Avoir une armée au format complet implique en effet de disposer d'une armée échantillonaire. On le voit bien avec le débat sur les stocks de munitions. L'IFRI a produit une note sur le sujet, qui a rencontré un certain succès. Le choix complet amène à un choix échantillonaire, qui s'explique par nos ambitions et par la nécessité de sauvegarder notre BITD. L'alternative serait d'adopter la « stratégie intégrée » choisie par le Royaume-Uni. Ce pays a décidé de sacrifier son armée de terre, ce qui explique qu'il ait pu soutenir aussi rapidement l'Ukraine en matériels. À titre personnel, je ne pense pas que ce soit un chemin souhaitable pour la France. Nous devons chercher la cohérence, plus encore que le format complet, et surtout essayer de gagner en profondeur.
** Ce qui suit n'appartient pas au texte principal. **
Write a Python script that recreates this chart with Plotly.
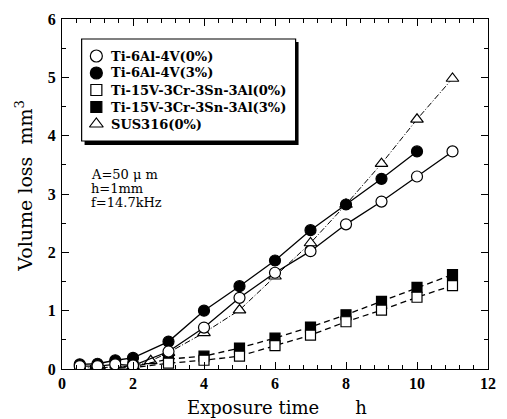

Nous devrions mettre au coeur de notre stratégie les politiques en matière d'énergie et de climat, comme le font nombre de nos compétiteurs et adversaires. Depuis 1945, les pays membres permanents du conseil de sécurité des Nations unies entretiennent des rapports avec les pays du Moyen-Orient reposant sur la prise d'énergies contre la vente d'armes. C'est un modèle très structurant en matière d'économie politique internationale. Seule la Russie fait exception puisqu'elle vend des armes mais n'a pas besoin de se fournir en énergie. Les puissances américaines et britanniques au XIXème et XXème siècles se sont construites à partir du pétrole. Je rappelle que l'énergie fossile représente toujours 85 % du mix énergétique mondial, soit la même proportion qu'au début des années 1990. Le pétrole reste donc central en matière stratégique. Certes, des pays comme la Chine souhaiteraient devenir de grandes puissances décarbonées. Mais même à l'horizon 2050, ces ambitions ne peuvent pas faire l'économie d'une réflexion sur l'énergie fossile. Même en arrivant à baisser la part du pétrole dans le mix énergétique à 65 % - ce qui est très ambitieux - le pétrole resterait bien une ressource stratégique incontournable.

En 2017, la notion de dissuasion conventionnelle avait été évacuée des débats. Or, je la trouve intéressante car une partie de la situation en Ukraine s'explique par le fait que les Européens, en termes conventionnels, n'ont pas été pris au sérieux par les Russes.